▶ **TASK DESCRIPTION**
Tally up the lines carrying the string "chart" and respond with only the resulting number.

▶ **COLLECTED MATERIAL**

● ● ●

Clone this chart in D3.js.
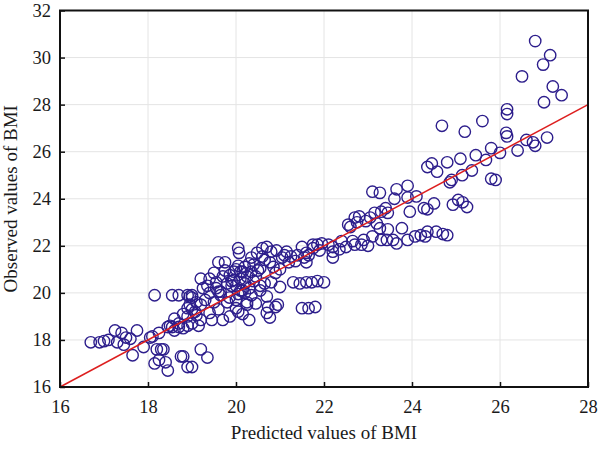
<!DOCTYPE html>
<html lang="en">
<head>
  <meta charset="UTF-8">
  <title>BMI predicted vs observed</title>
  <style>
    body { margin: 0; background: #fff; }
    text { font-family: "Liberation Serif", "DejaVu Serif", serif; fill: #1a1a1a; }
  </style>
  <script src="https://d3js.org/d3.v7.min.js"></script>
</head>
<body>
  <div id="chart"></div>
  <script>
    // predicted / observed BMI pairs
    var predicted = [
      16.7,16.9,17.0,17.1,17.25,17.3,17.4,17.45,17.5,17.6,17.75,17.65,17.9,18.05,18.1,18.15,18.25,18.2,18.3,18.25,
      18.15,18.35,18.4,18.45,18.45,18.55,18.55,18.7,18.7,18.75,18.6,18.9,18.9,19.0,18.9,19.0,18.8,19.0,19.2,19.35,18.8,
      20.05,20.07,19.6,19.75,19.5,19.4,19.2,19.25,19.0,18.95,18.9,19.07,19.2,19.4,19.45,19.6,19.7,19.86,20.05,20.15,
      20.3,20.0,19.85,19.65,19.86,19.95,20.0,20.1,20.25,20.35,20.48,20.6,20.7,20.8,20.92,20.65,20.77,20.55,20.45,20.65,
      20.8,20.55,20.7,20.73,20.9,20.95,20.7,20.77,20.35,20.15,20.25,21.15,21.2,21.35,21.5,21.6,21.75,21.85,21.0,21.05,
      21.3,21.45,21.6,21.72,21.85,22.0,21.0,21.5,21.65,21.8,
      19.9,20.0,20.1,20.2,20.15,19.95,20.3,20.1,19.8,20.2,20.35,19.7,20.05,20.25,19.8,19.5,19.3,19.6,19.4,20.4,
      18.6,18.8,19.0,18.7,19.1,18.5,19.2,18.95,19.15,18.9,
      19.55,19.75,19.9,20.05,20.2,20.4,20.55,20.6,20.85,21.1,19.35,19.65,20.0,20.3,20.5,21.25,20.9,19.1,19.55,20.45,
      22.35,22.65,22.9,23.0,21.4,
      23.1,23.27,23.65,23.9,23.6,23.9,24.1,23.95,24.27,24.5,22.8,22.6,22.75,22.95,23.05,23.15,23.3,23.45,23.4,23.2,
      23.27,23.1,23.3,23.45,23.43,23.57,23.77,23.9,23.65,24.07,24.2,24.3,24.35,24.55,24.7,24.8,22.5,22.7,22.85,22.2,
      22.2,22.1,21.95,21.75,21.65,21.6,21.55,21.9,22.2,22.55,22.7,22.4,
      24.35,24.45,24.57,24.8,24.86,24.9,25.1,25.14,25.36,25.45,25.68,25.8,26.0,26.4,25.8,25.9,24.93,25.05,25.15,25.25,24.35,
      24.68,25.2,25.6,26.16,26.16,26.14,26.16,26.6,26.75,26.8,27.07,27.0,27.4,26.8,27.14,26.98,26.5,27.2
    ];
    var observed = [
      17.9,17.9,17.95,18.0,18.4,17.9,18.3,17.8,18.1,18.05,18.4,17.35,17.7,18.1,18.15,19.9,18.3,17.6,17.6,17.15,
      17.0,17.6,17.05,16.7,18.55,18.55,19.9,19.9,18.55,17.3,18.4,19.0,19.9,19.8,16.85,16.85,18.5,18.7,17.6,17.25,17.3,
      21.9,21.7,21.3,21.3,20.85,20.6,20.6,20.2,19.9,19.85,19.35,19.2,18.85,19.15,18.85,19.3,18.85,19.0,19.2,19.1,
      18.85,19.7,19.8,20.05,20.75,20.55,21.0,20.9,20.7,21.5,21.7,21.9,21.95,21.75,21.8,21.4,21.3,21.05,20.7,20.4,
      20.45,20.1,19.85,19.4,19.4,19.5,19.15,18.95,19.9,20.1,19.6,21.75,21.3,21.35,21.95,21.7,21.9,22.05,21.0,21.5,
      20.45,20.4,20.45,20.45,20.5,20.45,20.25,19.35,19.35,19.4,
      20.5,20.3,20.6,20.4,20.9,20.9,20.2,20.1,20.4,21.1,20.9,20.7,19.95,19.5,19.6,19.6,19.7,20.05,20.0,20.5,
      18.9,19.1,19.3,18.7,19.05,18.6,19.5,19.5,18.6,18.6,
      20.2,20.95,20.3,21.15,20.0,21.2,20.3,21.55,21.1,21.6,20.3,19.9,19.35,21.25,20.95,21.55,20.85,19.6,20.45,19.55,
      21.85,22.2,22.25,22.0,21.6,
      24.3,24.25,24.4,24.55,24.0,24.05,24.1,23.45,23.6,23.8,23.25,22.8,23.0,23.05,23.2,23.4,23.45,23.4,23.6,22.95,
      22.75,22.4,22.25,22.7,22.25,22.25,22.75,22.25,22.1,22.4,22.45,22.4,22.6,22.6,22.5,22.45,21.95,22.05,22.05,21.5,
      21.95,22.05,22.1,22.05,21.6,21.3,21.5,21.8,21.75,22.9,23.2,22.2,
      25.35,25.5,25.15,25.55,24.7,24.8,25.7,25.0,25.2,25.85,25.65,26.15,25.95,26.05,24.85,24.8,23.75,23.95,23.85,23.65,23.55,
      27.1,26.85,27.3,27.8,27.6,26.8,26.65,26.5,26.4,26.25,26.6,28.1,28.4,30.7,30.1,29.7,29.2,28.77
    ];
    var xTicks = [16, 18, 20, 22, 24, 26, 28];
    var yTicks = [16, 18, 20, 22, 24, 26, 28, 30, 32];
    var fitLine = [16, 28];

    var width = 600, height = 449;
    var margin = {top: 10.5, right: 12, bottom: 62, left: 60};
    var innerW = width - margin.left - margin.right;
    var innerH = height - margin.top - margin.bottom;

    var x = d3.scaleLinear().domain([16, 28]).range([0, innerW]);
    var y = d3.scaleLinear().domain([16, 32]).range([innerH, 0]);

    var svg = d3.select('#chart').append('svg')
      .attr('width', width)
      .attr('height', height);
    var g = svg.append('g')
      .attr('transform', 'translate(' + margin.left + ',' + margin.top + ')');

    // grid
    g.append('g').selectAll('line').data(xTicks.slice(1, -1)).enter().append('line')
      .attr('x1', d => x(d)).attr('x2', d => x(d))
      .attr('y1', 0).attr('y2', innerH)
      .attr('stroke', '#e4e4e4').attr('stroke-width', 1);
    g.append('g').selectAll('line').data(yTicks.slice(1, -1)).enter().append('line')
      .attr('x1', 0).attr('x2', innerW)
      .attr('y1', d => y(d)).attr('y2', d => y(d))
      .attr('stroke', '#e4e4e4').attr('stroke-width', 1);

    // points
    var pts = predicted.map((p, i) => ({p: p, o: observed[i]}));
    g.append('g').selectAll('circle').data(pts).enter().append('circle')
      .attr('cx', d => x(d.p))
      .attr('cy', d => y(d.o))
      .attr('r', 5.7)
      .attr('fill', 'none')
      .attr('stroke', '#2d1e8c')
      .attr('stroke-width', 1.4);

    // y = x line
    g.append('line')
      .attr('x1', x(fitLine[0])).attr('y1', y(fitLine[0]))
      .attr('x2', x(fitLine[1])).attr('y2', y(fitLine[1]))
      .attr('stroke', '#dd1f1f').attr('stroke-width', 1.5);

    // axes (ticks point inward)
    var xAxis = d3.axisBottom(x).tickValues(xTicks).tickSize(-5).tickPadding(13).tickFormat(d3.format('d'));
    var yAxis = d3.axisLeft(y).tickValues(yTicks).tickSize(-5).tickPadding(9).tickFormat(d3.format('d'));

    var xa = g.append('g').attr('transform', 'translate(0,' + innerH + ')').call(xAxis);
    var ya = g.append('g').call(yAxis);
    [xa, ya].forEach(function(a) {
      a.select('.domain').remove();
      a.selectAll('line').attr('stroke', '#111').attr('stroke-width', 1.5);
      a.selectAll('text').style('font-size', '18.5px').style('font-family', '"Liberation Serif", serif').attr('fill', '#1a1a1a');
    });

    // frame
    g.append('rect')
      .attr('x', 0).attr('y', 0)
      .attr('width', innerW).attr('height', innerH)
      .attr('fill', 'none').attr('stroke', '#111').attr('stroke-width', 2);

    svg.append('text')
      .attr('x', margin.left + innerW / 2)
      .attr('y', 439)
      .attr('text-anchor', 'middle')
      .style('font-size', '19px')
      .text('Predicted values of BMI');

    svg.append('text')
      .attr('transform', 'translate(17,' + (margin.top + innerH / 2) + ') rotate(-90)')
      .attr('text-anchor', 'middle')
      .style('font-size', '19px')
      .text('Observed values of BMI');
  </script>
</body>
</html>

● ● ●

▶ **TASK RESULT**
3